0
votes

I'm trying to understand the Enterprise Guide process flow. As I understand it, the process flow is supposed to make it easy to run related steps in the order they need to be run to make a dependent action able to run and be up to date somewhere later in the flow.

Given that understanding, I'm getting stuck trying to make the process flow work in cases where the temporary data is purged. I'm warned when closing Enterprise Guide that the project has references to temporary data which must be the tables I created. That should be fine, the data is on the SAS server and I wrote code to import that data into SAS.

I would expect that the data can be regenerated when I try run an analysis that depends on that data again later, but instead I'm getting an error indicating that the input data does not exist. If I then run the code to import the data and/or join tables in each necessary place, the process flow seems to work as expected.
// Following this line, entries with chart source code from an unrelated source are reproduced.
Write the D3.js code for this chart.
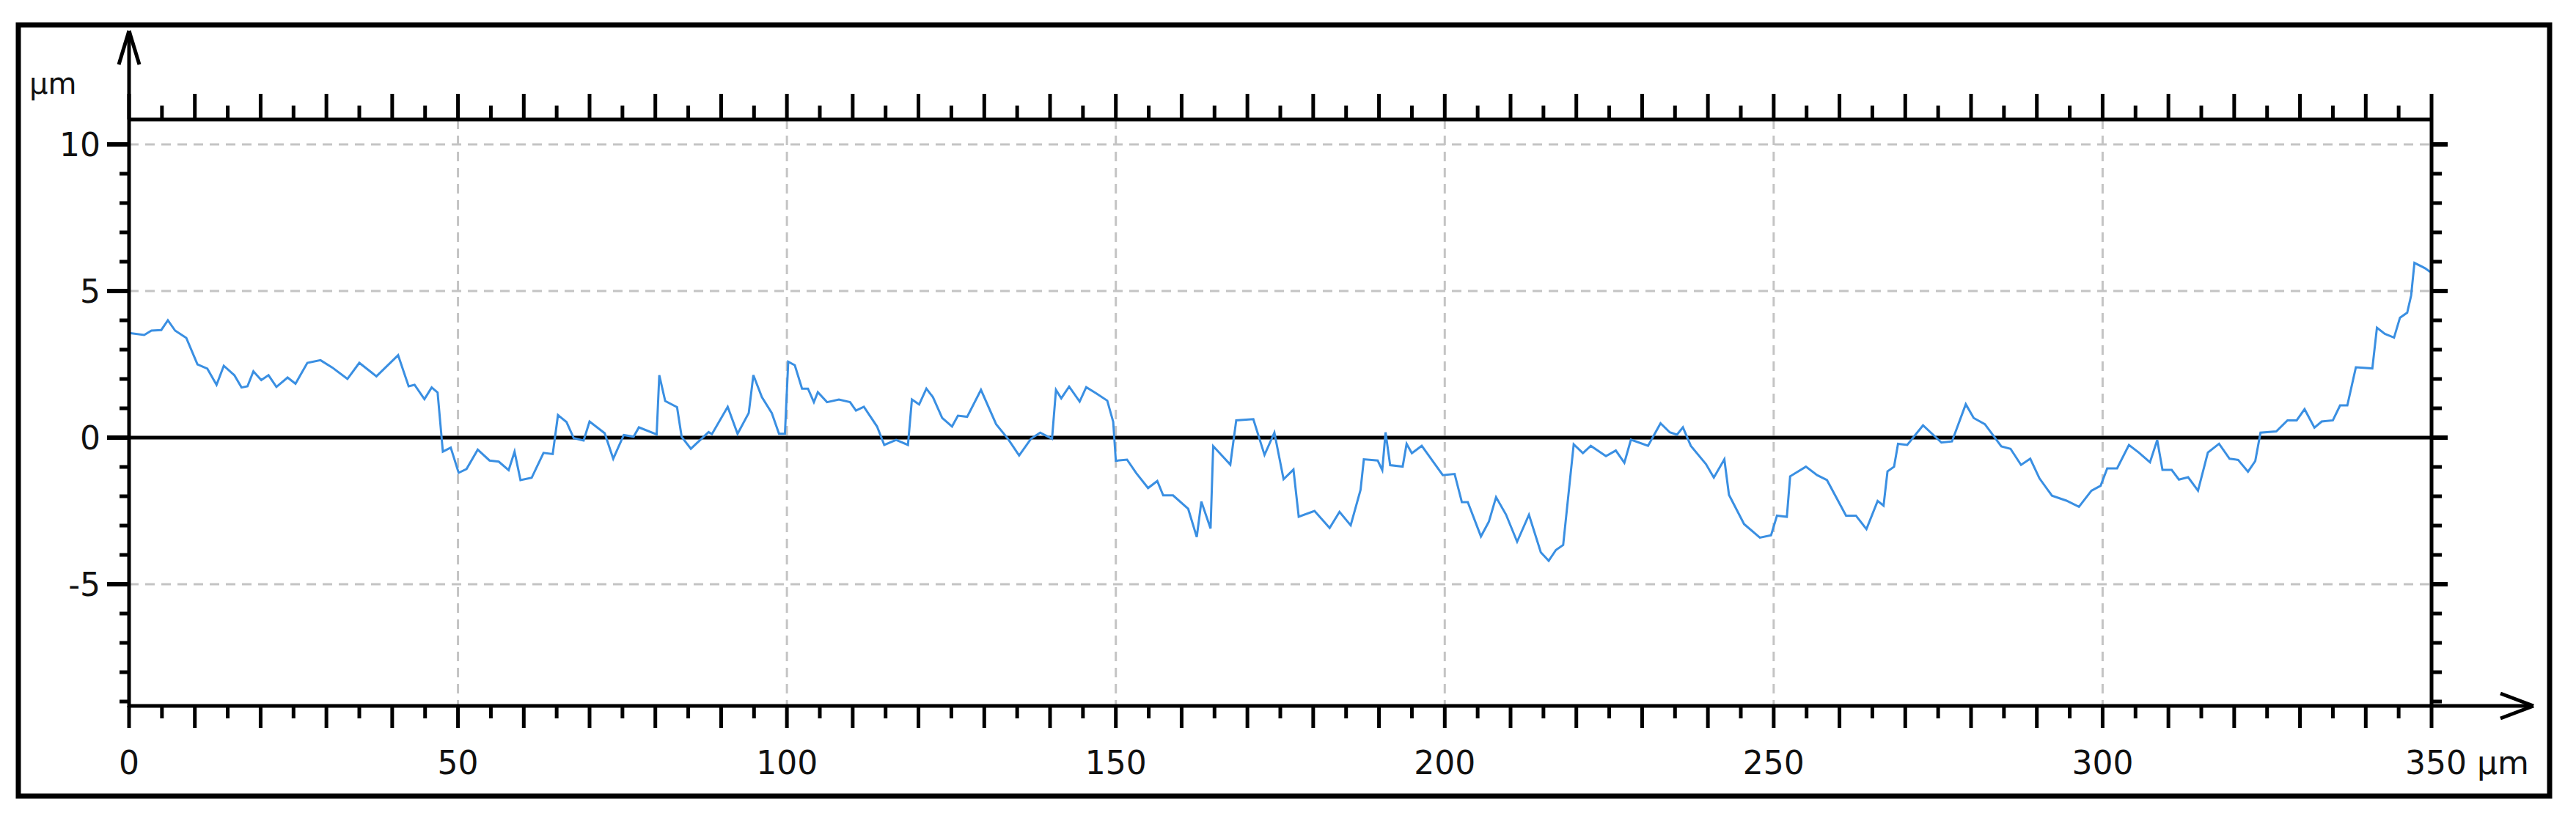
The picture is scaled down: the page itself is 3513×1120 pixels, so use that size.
<!DOCTYPE html>
<html><head><meta charset="utf-8">
<script src="https://cdn.jsdelivr.net/npm/d3@7"></script>
<style>body{margin:0;background:#fff}svg{display:block}text{font-family:"DejaVu Sans",Verdana,sans-serif;fill:#111}</style>
</head><body>
<svg id="c" width="3513" height="1120"></svg>
<script>
const xTickLabels = [0,50,100,150,200,250,300,350];
const yTickLabels = [10,5,0,-5];
const xUnit = "µm", yUnit = "µm";
const profileX = [0,2.3,3.4,4.9,5.9,7,8.7,10.4,11.9,13.3,14.4,16,17.1,18,18.9,20.1,21.2,22.4,24.1,25.3,27.1,29.1,30.9,33.2,35,37.6,40.9,42.5,43.4,44.9,46,46.9,47.7,48.9,50.1,51.3,53,54.8,56.2,57.7,58.6,59.5,61.2,63,64.4,65.2,66.5,67.6,69.1,70,72.3,73.6,75.2,76.7,77.5,80.2,80.6,81.5,83.3,84,85.4,88.1,88.6,91,92.5,94.2,94.9,96.2,97.7,98.8,99.7,100.2,101.2,102.3,103.2,104.1,104.7,106.1,107.9,109.6,110.5,111.7,113.7,114.8,116.6,118.4,119,120.1,121.2,122.2,123.6,125.1,126,127.4,129.5,131.8,133.6,135.3,137.1,138.5,140.3,140.9,141.7,142.9,144.5,145.5,147,148.7,149.6,150,151.7,153.1,154.9,156.3,157.2,158.7,161,162.3,163,164.4,164.8,167.4,168.3,170.9,172.6,174.1,175.5,177,177.8,180.2,182.5,184,185.7,187.2,187.7,189.8,190.5,191,191.7,193.6,194.2,195,196.5,199.7,201.5,202.6,203.5,205.5,206.7,207.8,209.3,211,212.8,214.6,215.8,216.9,218,219.6,221,222.2,224.5,226,227.3,228.3,230.9,232.8,234.2,235.3,236.2,237.4,239.7,240.9,242.5,243.2,245.5,247.9,249.6,250.5,252,252.5,254.9,256.6,258.1,261,262.5,264.1,265.8,266.7,267.3,268.3,268.9,270.3,272.7,275.5,277.1,279.2,280.4,282.1,284.6,286,287.6,289,290.4,292.3,294.5,296.4,298.3,299.7,300.7,302.2,304,305.5,307.2,308.3,309.1,310.5,311.6,313,314.5,316,317.7,319.3,320.6,322.1,323.2,324,326.4,328.1,329.5,330.7,332.2,333.3,335,336.1,337.2,338.5,341,341.7,342.9,344.3,345.2,346.3,346.9,347.4,349,349.8];
const profileY = [3.57,3.5,3.65,3.67,4.0,3.65,3.4,2.5,2.35,1.8,2.45,2.13,1.71,1.75,2.26,1.96,2.13,1.73,2.05,1.84,2.55,2.64,2.39,2.0,2.55,2.09,2.81,1.75,1.8,1.31,1.71,1.54,-0.48,-0.34,-1.2,-1.07,-0.41,-0.78,-0.82,-1.11,-0.48,-1.45,-1.37,-0.52,-0.56,0.77,0.53,-0.02,-0.1,0.55,0.15,-0.72,0.09,0.03,0.35,0.11,2.13,1.25,1.04,0.03,-0.38,0.19,0.12,1.05,0.13,0.84,2.13,1.38,0.84,0.13,0.13,2.59,2.47,1.67,1.67,1.21,1.55,1.21,1.3,1.21,0.92,1.05,0.38,-0.25,-0.08,-0.25,1.3,1.13,1.67,1.38,0.67,0.38,0.75,0.71,1.63,0.46,-0.04,-0.61,-0.04,0.17,-0.04,1.63,1.34,1.74,1.23,1.72,1.51,1.26,0.54,-0.79,-0.75,-1.21,-1.72,-1.48,-1.97,-1.97,-2.43,-3.39,-2.18,-3.1,-0.29,-0.92,0.59,0.63,-0.59,0.17,-1.42,-1.09,-2.7,-2.5,-3.08,-2.53,-2.99,-1.78,-0.74,-0.78,-1.11,0.18,-0.94,-0.99,-0.21,-0.53,-0.28,-1.28,-1.24,-2.2,-2.2,-3.37,-2.87,-2.03,-2.62,-3.55,-2.63,-3.91,-4.2,-3.83,-3.66,-0.23,-0.53,-0.28,-0.63,-0.44,-0.86,-0.07,-0.28,0.49,0.18,0.1,0.35,-0.28,-0.9,-1.36,-0.74,-1.95,-2.95,-3.41,-3.33,-2.66,-2.7,-1.32,-0.99,-1.28,-1.45,-2.66,-2.66,-3.12,-2.16,-2.32,-1.15,-0.99,-0.21,-0.25,0.42,-0.17,-0.13,1.14,0.67,0.46,-0.3,-0.38,-0.93,-0.72,-1.39,-1.98,-2.15,-2.36,-1.81,-1.64,-1.05,-1.05,-0.25,-0.51,-0.84,-0.08,-1.1,-1.1,-1.43,-1.35,-1.81,-0.51,-0.21,-0.72,-0.76,-1.16,-0.8,0.17,0.21,0.59,0.59,0.97,0.34,0.55,0.59,1.1,1.1,2.4,2.36,3.75,3.54,3.41,4.09,4.26,4.85,5.96,5.78,5.65];

const svg = d3.select("#c");
const x = d3.scaleLinear().domain([0,350]).range([176,3316]);
const y = d3.scaleLinear().domain([-9.15,10.85]).range([963,163]);
const yTop = y(10.85), yBot = y(-9.15), xL = x(0), xR = x(350);

svg.append("rect").attr("x",25).attr("y",34).attr("width",3452).attr("height",1052)
  .attr("fill","none").attr("stroke","#000").attr("stroke-width",7);

const g = svg.append("g").attr("stroke","#c4c4c4").attr("stroke-width",3).attr("stroke-dasharray","13,9");
[50,100,150,200,250,300].forEach(v=>g.append("line").attr("x1",x(v)).attr("x2",x(v)).attr("y1",yTop).attr("y2",yBot));
[10,5,-5].forEach(v=>g.append("line").attr("x1",xL).attr("x2",xR).attr("y1",y(v)).attr("y2",y(v)));

svg.append("line").attr("x1",xL).attr("x2",xR).attr("y1",y(0)).attr("y2",y(0)).attr("stroke","#000").attr("stroke-width",5);

svg.append("path").datum(profileX.map((d,i)=>[d,profileY[i]]))
  .attr("d",d3.line().x(d=>x(d[0])).y(d=>y(d[1])))
  .attr("fill","none").attr("stroke","#3a8fe2").attr("stroke-width",3);

const xTicks = d3.range(0,351,5), yTicks = d3.range(-9,11,1);
const ax = svg.append("g").attr("stroke","#000");
function tickLine(x1,y1,x2,y2,w){ax.append("line").attr("x1",x1).attr("y1",y1).attr("x2",x2).attr("y2",y2).attr("stroke-width",w);}
xTicks.forEach(v=>{
  const maj = v%10===0;
  tickLine(x(v),yBot,x(v),yBot+(maj?30:17),5);
  tickLine(x(v),yTop,x(v),yTop-(maj?35:19),5);
});
yTicks.forEach(v=>{
  const maj = v%5===0;
  tickLine(xL,y(v),xL-(maj?30:13),y(v),maj?6:5);
  tickLine(xR,y(v),xR+(maj?22:14),y(v),maj?6:5);
});
tickLine(xL,yTop,xR,yTop,5);
tickLine(xR,yTop,xR,yBot,5);
tickLine(xL,yBot+2,xL,42,5);
tickLine(xL-14,88,xL,42,5); tickLine(xL+14,88,xL,42,5);
tickLine(xL-2,yBot,3455,yBot,5);
tickLine(3410,yBot-17,3455,yBot,5); tickLine(3410,yBot+17,3455,yBot,5);

xTickLabels.forEach(v=>{
  if(v===350){
    svg.append("text").attr("x",x(v)-36).attr("y",1056).attr("font-size",44).text(v+" "+xUnit);
  } else {
    svg.append("text").attr("x",x(v)).attr("y",1056).attr("text-anchor","middle").attr("font-size",44).text(v);
  }
});
yTickLabels.forEach(v=>{
  svg.append("text").attr("x",137).attr("y",y(v)+16).attr("text-anchor","end").attr("font-size",44).text(v);
});
svg.append("text").attr("x",40).attr("y",128).attr("font-size",40).text(yUnit);
</script>
</body></html>
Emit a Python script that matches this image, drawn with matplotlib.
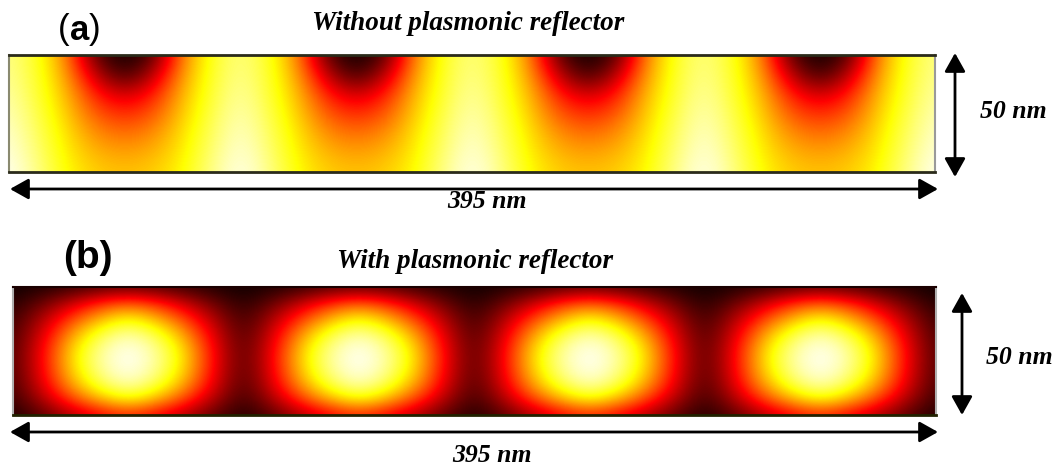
import numpy as np
import matplotlib
matplotlib.use("Agg")
import matplotlib.pyplot as plt
from matplotlib.patches import FancyArrowPatch, ArrowStyle

# ---------------- data (normalised field intensity) ----------------
n_periods = 4
# one period of panel (a): rows top->bottom, columns at phase 0, 1/8, ..., 7/8
# (phase 0 = bright column between dips, phase 1/2 = dark dip at the top surface)
a_cell = [
    [0.88, 0.78, 0.56, 0.10, 0.00, 0.10, 0.56, 0.78],
    [0.89, 0.79, 0.60, 0.26, 0.06, 0.26, 0.60, 0.79],
    [0.91, 0.80, 0.64, 0.40, 0.28, 0.40, 0.64, 0.80],
    [0.93, 0.82, 0.67, 0.49, 0.42, 0.49, 0.67, 0.82],
    [0.95, 0.84, 0.70, 0.57, 0.52, 0.57, 0.70, 0.84],
    [0.97, 0.86, 0.72, 0.63, 0.60, 0.63, 0.72, 0.86],
    [0.99, 0.88, 0.74, 0.67, 0.65, 0.67, 0.74, 0.88],
]
# one period of panel (b): phase 0 = dark column, phase 1/2 = bright spot
b_cell = [
    [0.01, 0.03, 0.06, 0.10, 0.12, 0.10, 0.06, 0.03],
    [0.04, 0.14, 0.28, 0.42, 0.50, 0.42, 0.28, 0.14],
    [0.07, 0.24, 0.46, 0.64, 0.76, 0.64, 0.46, 0.24],
    [0.09, 0.31, 0.60, 0.82, 0.93, 0.82, 0.60, 0.31],
    [0.10, 0.35, 0.68, 0.90, 1.00, 0.90, 0.68, 0.35],
    [0.10, 0.35, 0.68, 0.90, 1.00, 0.90, 0.68, 0.35],
    [0.09, 0.32, 0.61, 0.83, 0.94, 0.83, 0.61, 0.32],
    [0.07, 0.24, 0.46, 0.64, 0.76, 0.64, 0.46, 0.24],
    [0.03, 0.12, 0.24, 0.35, 0.42, 0.35, 0.24, 0.12],
]
panel_labels = ["(a)", "(b)"]
titles = ["Without plasmonic reflector", "With plasmonic reflector"]
width_label = "395 nm"
height_label = "50 nm"

# ---------------- figure ----------------
W, H = 1059, 470
fig = plt.figure(figsize=(W / 100, H / 100), dpi=100)


def fr(x0, y0, x1, y1):
    return [x0 / W, 1 - y1 / H, (x1 - x0) / W, (y1 - y0) / H]


def field(cell):
    c = np.asarray(cell, dtype=float)
    full = np.tile(c, (1, n_periods))
    return np.hstack([full, c[:, :1]])


def draw_panel(rect, cell, edge_colors):
    ax = fig.add_axes(rect)
    z = field(cell)
    ncol = z.shape[1]
    nrow = z.shape[0]
    dx = n_periods / (ncol - 1)
    dy = 1.0 / (nrow - 1)
    ax.imshow(z, cmap="hot", vmin=0, vmax=1, aspect="auto",
              interpolation="bicubic", interpolation_stage="data",
              extent=(-dx / 2, n_periods + dx / 2, 1 + dy / 2, -dy / 2))
    ax.set_xlim(0, n_periods)
    ax.set_ylim(1, 0)
    ax.set_xticks([])
    ax.set_yticks([])
    for side, (col, lw) in edge_colors.items():
        ax.spines[side].set_color(col)
        ax.spines[side].set_linewidth(lw)
    return ax


draw_panel(fr(9, 55, 935, 172), a_cell,
           {"top": ("#2a2a1a", 2.0), "bottom": ("#2a2a1a", 2.0),
            "left": ("#8a8a70", 1.5), "right": ("#9a9a9a", 1.5)})
draw_panel(fr(13, 287, 936, 415), b_cell,
           {"top": ("#1a0000", 1.5), "bottom": ("#222200", 2.0),
            "left": ("#b0b0b0", 1.5), "right": ("#b0b0b0", 1.5)})

# overlay in pixel coordinates for annotations
ov = fig.add_axes([0, 0, 1, 1])
ov.set_xlim(0, W)
ov.set_ylim(H, 0)
ov.axis("off")
ov.patch.set_alpha(0)

sans = ["Liberation Sans", "DejaVu Sans"]
serif = ["Liberation Serif", "DejaVu Serif"]

# (a) label: regular parentheses, bold letter
ov.text(70, 30, "(", fontsize=25, family=sans, ha="right", va="center")
ov.text(70, 30, "a", fontsize=25, family=sans, weight="bold", ha="left", va="center")
ov.text(70 + 19, 30, ")", fontsize=25, family=sans, ha="left", va="center")
ov.text(88, 258, panel_labels[1], fontsize=28, family=sans, weight="bold",
        ha="center", va="center")

ov.text(468, 23, titles[0], fontsize=19.5, family=serif, weight="bold",
        style="italic", ha="center", va="center")
ov.text(475, 262, titles[1], fontsize=19.5, family=serif, weight="bold",
        style="italic", ha="center", va="center")

style = ArrowStyle("<|-|>", head_length=0.75, head_width=0.42)


def arrow(p0, p1):
    ov.add_patch(FancyArrowPatch(p0, p1, arrowstyle=style, mutation_scale=15,
                                 lw=2.0, color="black", shrinkA=0, shrinkB=0))


arrow((10, 189), (938, 189))
arrow((955, 53), (955, 177))
arrow((10, 432), (938, 432))
arrow((962, 293), (962, 415))

ov.text(487, 201, width_label, fontsize=18.5, family=serif, weight="bold",
        style="italic", ha="center", va="center")
ov.text(492, 456, width_label, fontsize=18.5, family=serif, weight="bold",
        style="italic", ha="center", va="center")
ov.text(1013, 112, height_label, fontsize=18.5, family=serif, weight="bold",
        style="italic", ha="center", va="center")
ov.text(1019, 357, height_label, fontsize=18.5, family=serif, weight="bold",
        style="italic", ha="center", va="center")

fig.savefig("out.png", dpi=100)
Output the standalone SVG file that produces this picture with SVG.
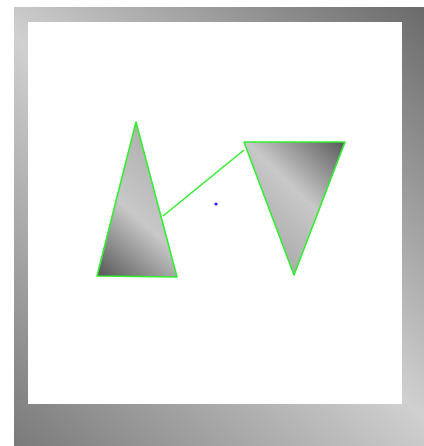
<svg xmlns="http://www.w3.org/2000/svg" width="424" height="446" viewBox="0 0 424 446">
  <defs>
    <linearGradient id="frameGrad" gradientUnits="userSpaceOnUse" x1="424" y1="7" x2="14" y2="446">
      <stop offset="0" stop-color="#6a6a6a"/>
      <stop offset="0.5" stop-color="#d0d0d0"/>
      <stop offset="1" stop-color="#7a7a7a"/>
    </linearGradient>
    <linearGradient id="triA" gradientUnits="userSpaceOnUse" x1="97" y1="277" x2="190" y2="170">
      <stop offset="0" stop-color="#555555"/>
      <stop offset="0.5" stop-color="#c8c8c8"/>
      <stop offset="1" stop-color="#b0b0b0"/>
    </linearGradient>
    <linearGradient id="triB" gradientUnits="userSpaceOnUse" x1="345" y1="142" x2="250" y2="240">
      <stop offset="0" stop-color="#5a5a5a"/>
      <stop offset="0.5" stop-color="#c8c8c8"/>
      <stop offset="1" stop-color="#aaaaaa"/>
    </linearGradient>
  </defs>
  <style>
    .tri { stroke: #33ee33; stroke-width: 1.6; stroke-linejoin: round; }
    .conn { stroke: #33ee33; stroke-width: 1.6; fill: none; }
  </style>
  <g id="frame">
    <rect x="14" y="7" width="410" height="439" fill="url(#frameGrad)"/>
    <rect x="28" y="22" width="374" height="382" fill="#ffffff"/>
  </g>
  <g id="connectors">
    <line class="conn" x1="163" y1="216" x2="244" y2="150"/>
  </g>
  <g id="triangle-left">
    <polygon class="tri" points="136,122 97,276 177,277" fill="url(#triA)"/>
  </g>
  <g id="triangle-right">
    <polygon class="tri" points="244,142 345,142 294,275" fill="url(#triB)"/>
  </g>
  <g id="center-dot">
    <circle cx="216" cy="204" r="1.6" fill="#2222ee"/>
  </g>
</svg>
See the flow that I'm working with below: process flow

I'm sure I must be missing something. Imagine I want to rerun the rightmost linear regression. Is there a way to make the process flow import the data without doing so manually for each individual table creation the first time round?

1
So you're (later) running Linear Regression (2) and want to know why the Code For Import Data steps aren't automatically run?Joe
If you want the temporary tables available later you need to save them to a project library. I would create a project library and them move the temp data sets to there. So rather than WORK they're assigned to myLIB. This means you may store more data than you want but if you don't have the data save, then yes, you need to re-run your full process to recreate the data.Reeza
@Joe Yes, that's what I'm wondering.Joey Harwood
'update' updates by rerunning that one step, not by rerunning the whole PF up to that point (unfortunately).Joe
@JoeyHarwood It runs the process moving 'forward' in the diagram, but doesn't check if the previous steps have run. An option for that would be useful - and I thought it had it to be honest. Worth putting this suggestion on the EG ballot list if it's not there already.Reeza

1 Answers

1
votes

The general answer to your question is probably that you can't really do what you're wanting directly, but you can do it indirectly.

A process flow (of which you can have many per project, don't forget) is a single set of programs/tasks/etc. that you intend to run as a group. Typically, you will run whole process flows at once, rather than just individual pieces. If you have a point that you want to pause, look at things, then continue, then you have a few choices.

One is to have a process flow that goes to that point, then a second process flow that starts from that point. You can even take your 'import data' steps out of the process flow entirely, make an 'import data' process flow, always run that first, then run the other process flows individually as you need them. In fact, if you use the AUTOEXEC process flow, you could have the import data steps run whenever you open the project, and imported data ready and waiting for you.

A second is to use the UI and control+click or drag a box to select on the process flow to select a group of programs to run; select the first five, say, then run them, then select 'run branch from program...' option to run from that point on. You could also make separate 'branches' and run just the one branch at a time, making each branch dependent on the input streams.

A third option would be to have different starting points for different analysis tasks, and have the import data bit be after that starting point. It could be common to the starting points, and use macro variables and conditional execution to go different directions. For example, you could have a macro variable set in the first program that says which analysis program you're running, then the conditional from the last import step (which are in sequence, not in parallel like you have them) send you off to whatever analysis task the macro variable says. You could also have macro variables that indicate whether an import has been run once already in the current session that then would tell you not to rerun it via conditional steps.

Unfortunately, though, there's no direct way to run something and say 'run this and all of its dependencies', though.